[Beowulf] El Reg: AMD reveals potent parallel processing breakthrough

Prentice Bisbal prentice.bisbal at rutgers.edu
Fri May 10 07:24:38 PDT 2013

On 05/10/2013 12:04 AM, Lux, Jim (337C) wrote:
> On 5/8/13 6:41 PM, "Prentice Bisbal" <prentice.bisbal at rutgers.edu> wrote:
>> On 05/08/2013 09:41 AM, Lux, Jim (337C) wrote:
>>> The game console business is a strange one, and I don't know that it has
>>> much to bring to the HPC world (whoa, that will provoke some comment).
>> Roadrunner's body isn't even cold yet, and everyone's already forgotten
>> about it. :(
>> http://en.wikipedia.org/wiki/IBM_Roadrunner
>> http://en.wikipedia.org/wiki/Cell_microprocessor
> I think roadrunner is an example of a one-off stunt..
> In the long run, "easy programming" is probably a bigger cost driver.

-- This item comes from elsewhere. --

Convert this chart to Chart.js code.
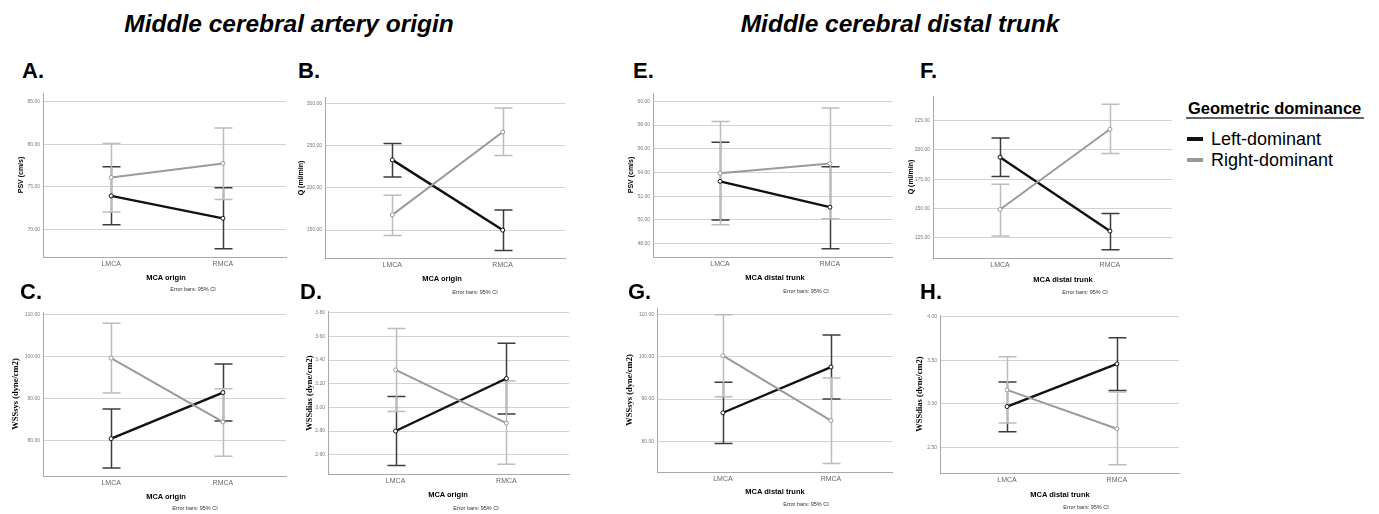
<!DOCTYPE html>
<html>
<head>
<meta charset="utf-8">
<script src="https://cdn.jsdelivr.net/npm/chart.js@4/dist/chart.umd.min.js"></script>
<style>
  html, body { margin: 0; padding: 0; background: #fff; }
  #stage { position: relative; width: 1379px; height: 514px; overflow: hidden; background: #fff; font-family: "Liberation Sans", Arial, sans-serif; }
  canvas { position: absolute; }
  .txt { position: absolute; white-space: nowrap; line-height: 1; color: #000; z-index: 5; }
  .c { transform: translate(-50%, -50%); }
  .rot { transform: translate(-50%, -50%) rotate(-90deg); }
</style>
</head>
<body>
<div id="stage"></div>
<script>
// ---------------- DATA ----------------
const categories = ['LMCA', 'RMCA'];
const seriesNames = ['Left-dominant', 'Right-dominant'];

// A. PSV, MCA origin
const psvOriginLeft = [73.96, 71.33];
const psvOriginLeftLo = [70.59, 67.77];
const psvOriginLeftHi = [77.37, 74.90];
const psvOriginRight = [76.11, 77.76];
const psvOriginRightLo = [72.08, 73.53];
const psvOriginRightHi = [80.10, 81.90];
const psvOriginTicks = [70, 75, 80, 85];

// B. Q, MCA origin
const qOriginLeft = [233.3, 150.0];
const qOriginLeftLo = [213.1, 125.9];
const qOriginLeftHi = [252.6, 173.7];
const qOriginRight = [168.1, 266.4];
const qOriginRightLo = [143.7, 238.4];
const qOriginRightHi = [191.4, 294.9];
const qOriginTicks = [150, 200, 250, 300];

// C. WSSsys, MCA origin
const wssSysOriginLeft = [80.4, 91.4];
const wssSysOriginLeftLo = [73.4, 84.6];
const wssSysOriginLeftHi = [87.5, 98.2];
const wssSysOriginRight = [99.6, 84.4];
const wssSysOriginRightLo = [91.3, 76.2];
const wssSysOriginRightHi = [107.9, 92.3];
const wssSysOriginTicks = [80, 90, 100, 110];

// D. WSSdias, MCA origin
const wssDiasOriginLeft = [2.800, 3.244];
const wssDiasOriginLeftLo = [2.508, 2.944];
const wssDiasOriginLeftHi = [3.092, 3.542];
const wssDiasOriginRight = [3.317, 2.867];
const wssDiasOriginRightLo = [2.964, 2.520];
const wssDiasOriginRightHi = [3.666, 3.222];
const wssDiasOriginTicks = [2.6, 2.8, 3.0, 3.2, 3.4, 3.6, 3.8];

// E. PSV, MCA distal trunk
const psvDistalLeft = [53.25, 51.07];
const psvDistalLeftLo = [50.00, 47.57];
const psvDistalLeftHi = [56.55, 54.49];
const psvDistalRight = [53.93, 54.75];
const psvDistalRightLo = [49.58, 50.10];
const psvDistalRightHi = [58.30, 59.44];
const psvDistalTicks = [48, 50, 52, 54, 56, 58, 60];

// F. Q, MCA distal trunk
const qDistalLeft = [193.75, 130.7];
const qDistalLeftLo = [177.3, 114.8];
const qDistalLeftHi = [210.2, 145.7];
const qDistalRight = [149.1, 217.6];
const qDistalRightLo = [126.4, 196.9];
const qDistalRightHi = [170.7, 238.9];
const qDistalTicks = [125, 150, 175, 200, 225];

// G. WSSsys, MCA distal trunk
const wssSysDistalLeft = [86.75, 97.6];
const wssSysDistalLeftLo = [79.44, 90.0];
const wssSysDistalLeftHi = [93.97, 105.2];
const wssSysDistalRight = [100.3, 84.9];
const wssSysDistalRightLo = [90.56, 74.7];
const wssSysDistalRightHi = [110.0, 95.0];
const wssSysDistalTicks = [80, 90, 100, 110];

// H. WSSdias, MCA distal trunk
const wssDiasDistalLeft = [2.969, 3.458];
const wssDiasDistalLeftLo = [2.680, 3.153];
const wssDiasDistalLeftHi = [3.252, 3.760];
const wssDiasDistalRight = [3.160, 2.714];
const wssDiasDistalRightLo = [2.779, 2.300];
const wssDiasDistalRightHi = [3.542, 3.137];
const wssDiasDistalTicks = [2.5, 3.0, 3.5, 4.0];

// ---------------- LAYOUT ----------------
const panels = [
  { letter: 'A.', lx: 22, ly: 71, rect: [43, 93, 287, 257], min: 66.8, max: 86.0, ticks: psvOriginTicks,
    s: [[psvOriginLeft, psvOriginLeftLo, psvOriginLeftHi], [psvOriginRight, psvOriginRightLo, psvOriginRightHi]],
    yTitle: 'PSV (cm/s)', serif: false, ytx: 20, xTitle: 'MCA origin', xtx: 166, xty: 278, ebx: 193, eby: 290 },
  { letter: 'B.', lx: 298, ly: 71, rect: [325, 97, 566, 258], min: 116.9, max: 307.9, ticks: qOriginTicks,
    s: [[qOriginLeft, qOriginLeftLo, qOriginLeftHi], [qOriginRight, qOriginRightLo, qOriginRightHi]],
    yTitle: 'Q (ml/min)', serif: false, ytx: 300, xTitle: 'MCA origin', xtx: 442, xty: 279, ebx: 475, eby: 293 },
  { letter: 'E.', lx: 633, ly: 71, rect: [653, 93, 893, 257], min: 46.87, max: 60.7, ticks: psvDistalTicks,
    s: [[psvDistalLeft, psvDistalLeftLo, psvDistalLeftHi], [psvDistalRight, psvDistalRightLo, psvDistalRightHi]],
    yTitle: 'PSV (cm/s)', serif: false, ytx: 630, xTitle: 'MCA distal trunk', xtx: 775, xty: 278, ebx: 806, eby: 292 },
  { letter: 'F.', lx: 920, ly: 71, rect: [933, 96, 1173, 258], min: 107.7, max: 246.0, ticks: qDistalTicks,
    s: [[qDistalLeft, qDistalLeftLo, qDistalLeftHi], [qDistalRight, qDistalRightLo, qDistalRightHi]],
    yTitle: 'Q (ml/min)', serif: false, ytx: 910, xTitle: 'MCA distal trunk', xtx: 1063, xty: 280, ebx: 1085, eby: 293 },
  { letter: 'C.', lx: 20, ly: 292, rect: [43, 312, 287, 476], min: 71.5, max: 110.6, ticks: wssSysOriginTicks,
    s: [[wssSysOriginLeft, wssSysOriginLeftLo, wssSysOriginLeftHi], [wssSysOriginRight, wssSysOriginRightLo, wssSysOriginRightHi]],
    yTitle: 'WSSsys (dyne/cm2)', serif: true, ytx: 15, xTitle: 'MCA origin', xtx: 166, xty: 497, ebx: 195, eby: 509 },
  { letter: 'D.', lx: 300, ly: 292, rect: [328, 311, 570, 474], min: 2.437, max: 3.814, ticks: wssDiasOriginTicks,
    s: [[wssDiasOriginLeft, wssDiasOriginLeftLo, wssDiasOriginLeftHi], [wssDiasOriginRight, wssDiasOriginRightLo, wssDiasOriginRightHi]],
    yTitle: 'WSSdias (dyne/cm2)', serif: true, ytx: 309, xTitle: 'MCA origin', xtx: 448, xty: 495, ebx: 476, eby: 509 },
  { letter: 'G.', lx: 628, ly: 292, rect: [657, 308, 893, 472], min: 72.7, max: 111.6, ticks: wssSysDistalTicks,
    s: [[wssSysDistalLeft, wssSysDistalLeftLo, wssSysDistalLeftHi], [wssSysDistalRight, wssSysDistalRightLo, wssSysDistalRightHi]],
    yTitle: 'WSSsys (dyne/cm2)', serif: true, ytx: 629, xTitle: 'MCA distal trunk', xtx: 775, xty: 492, ebx: 806, eby: 505 },
  { letter: 'H.', lx: 920, ly: 292, rect: [940, 315, 1180, 473], min: 2.206, max: 4.02, ticks: wssDiasDistalTicks,
    s: [[wssDiasDistalLeft, wssDiasDistalLeftLo, wssDiasDistalLeftHi], [wssDiasDistalRight, wssDiasDistalRightLo, wssDiasDistalRightHi]],
    yTitle: 'WSSdias (dyne/cm2)', serif: true, ytx: 919, xTitle: 'MCA distal trunk', xtx: 1060, xty: 495, ebx: 1086, eby: 508 }
];

const lineColors = ['#111111', '#9a9a9a'];
const barColors = ['#3c3c3c', '#bcbcbc'];
const PAD_L = 34, PAD_T = 6, PAD_R = 4, PAD_B = 18;

// ---------------- RENDER ----------------
Chart.defaults.font.family = '"Liberation Sans", Arial, sans-serif';
const stage = document.getElementById('stage');

function addText(text, x, y, css, cls) {
  const d = document.createElement('div');
  d.className = 'txt ' + (cls || '');
  d.textContent = text;
  d.style.left = x + 'px';
  d.style.top = y + 'px';
  Object.assign(d.style, css || {});
  stage.appendChild(d);
  return d;
}

const errorBarPlugin = {
  id: 'errorBars',
  beforeDatasetsDraw(chart) {
    const ctx = chart.ctx;
    const xs = chart.scales.x, ys = chart.scales.y;
    chart.data.datasets.forEach((ds, i) => {
      ctx.save();
      ctx.strokeStyle = ds.barColor;
      ctx.lineWidth = 1.5;
      ds.lo.forEach((lo, j) => {
        const hi = ds.hi[j];
        const x = Math.round(xs.getPixelForValue(j)) + 0.5;
        const y1 = ys.getPixelForValue(lo), y2 = ys.getPixelForValue(hi);
        ctx.beginPath();
        ctx.moveTo(x, y1); ctx.lineTo(x, y2);
        ctx.moveTo(x - 9, y1); ctx.lineTo(x + 9, y1);
        ctx.moveTo(x - 9, y2); ctx.lineTo(x + 9, y2);
        ctx.stroke();
      });
      ctx.restore();
    });
  }
};

panels.forEach(p => {
  const [l, t, r, b] = p.rect;
  const cv = document.createElement('canvas');
  const w = (r - l) + PAD_L + PAD_R, h = (b - t) + PAD_T + PAD_B;
  cv.width = w; cv.height = h;
  cv.style.left = (l - PAD_L) + 'px';
  cv.style.top = (t - PAD_T) + 'px';
  cv.style.width = w + 'px'; cv.style.height = h + 'px';
  stage.appendChild(cv);

  const datasets = p.s.map((sr, i) => ({
    label: seriesNames[i],
    data: sr[0].map((v, j) => ({ x: j, y: v })),
    lo: sr[1], hi: sr[2],
    borderColor: lineColors[i],
    backgroundColor: lineColors[i],
    barColor: barColors[i],
    borderWidth: i === 0 ? 2.4 : 2,
    pointRadius: 2,
    pointBorderWidth: 1,
    pointBackgroundColor: '#ffffff',
    pointBorderColor: lineColors[i],
    tension: 0,
    order: 1 - i
  }));

  new Chart(cv, {
    type: 'line',
    data: { datasets },
    options: {
      responsive: false,
      animation: false,
      devicePixelRatio: 1,
      layout: { padding: { top: PAD_T, right: PAD_R, left: 0, bottom: 0 } },
      plugins: { legend: { display: false }, tooltip: { enabled: false } },
      scales: {
        x: {
          type: 'linear', min: -0.61, max: 1.565,
          afterBuildTicks: s => { s.ticks = categories.map((c, j) => ({ value: j })); },
          afterFit: s => { s.height = PAD_B; },
          grid: { display: false, drawTicks: false },
          border: { display: true, color: '#a8a8a8', width: 1 },
          ticks: { callback: v => categories[v], padding: 3, color: '#666', font: { size: 7 }, maxRotation: 0, autoSkip: false }
        },
        y: {
          type: 'linear', min: p.min, max: p.max,
          afterBuildTicks: s => { s.ticks = p.ticks.map(v => ({ value: v })); },
          afterFit: s => { s.width = PAD_L; },
          grid: { display: true, drawTicks: false, color: '#d2d2d2', lineWidth: 1 },
          border: { display: true, color: '#a8a8a8', width: 1 },
          ticks: { callback: v => Number(v).toFixed(2), padding: 3, color: '#777', font: { size: 5 } }
        }
      }
    },
    plugins: [errorBarPlugin]
  });

  addText(p.letter, p.lx, p.ly, { fontSize: '22px', fontWeight: 'bold', transform: 'translateY(-50%)' });
  addText(p.yTitle, p.ytx, (t + b) / 2, p.serif
    ? { fontFamily: '"Liberation Serif", "Times New Roman", serif', fontWeight: 'bold', fontSize: '8.5px' }
    : { fontWeight: 'bold', fontSize: '7px' }, 'rot');
  addText(p.xTitle, p.xtx, p.xty, { fontWeight: 'bold', fontSize: '7.5px' }, 'c');
  addText('Error bars: 95% CI', p.ebx, p.eby, { fontSize: '5.5px', color: '#333' }, 'c');
});

// Titles
addText('Middle cerebral artery origin', 289, 24, { fontSize: '24.5px', fontWeight: 'bold', fontStyle: 'italic' }, 'c');
addText('Middle cerebral distal trunk', 900, 24, { fontSize: '24.5px', fontWeight: 'bold', fontStyle: 'italic' }, 'c');

// Legend
addText('Geometric dominance', 1188, 108, { fontSize: '16.5px', fontWeight: 'bold', transform: 'translateY(-50%)' });
const ul = document.createElement('div');
Object.assign(ul.style, { position: 'absolute', left: '1186px', top: '117px', width: '178px', height: '2px', background: '#666' });
stage.appendChild(ul);
seriesNames.forEach((n, i) => {
  const y = 139 + i * 21;
  const m = document.createElement('div');
  Object.assign(m.style, { position: 'absolute', left: '1187px', top: (y - 2) + 'px', width: '16px', height: '4px', background: lineColors[i] });
  stage.appendChild(m);
  addText(n, 1211, y, { fontSize: '18px', transform: 'translateY(-50%)' });
});
</script>
</body>
</html>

One man's "stunt" is another man's "experiment" or "proof-of-concept". I 
think that Roadrunner succeeded as a proof-of-concept for using 
accelerators. If it failed because of programming difficulty, that's a 
software/people issue. While still a significant problem that can't be 
ignored, I was thinking only about hardware, and your statement. The 
success of Roadrunner in breaking the petaflop barrier can't be ignored, 
and proves that the gaming console world has already brought something 
to the HPC world.

Now it's success as a USABLE computer, is a different story, and a valid 

Roadrunner isn't the only example of game console technology in HPC. 
Google for "PS3 cluster", and you'll find a multiple cases of people 
using PS3s for HPC clusters. Yes, most were small experiments, but it 
can be argued that the reason PS3 clusters weren't widely adopted was a 
people issue more than a technical hardware capabilities problem - I'm 
sure there wasn't a large ecosystem of software available for the PS3, 
and while it wasn't hard to create a proof-of-concept cluster, I imagine 
the resources it would take to port all the libraries/utilities to the 
PS3 hardware scientist are used to having on an x86 system probably 
prohibited practical use and wide-spread adoption.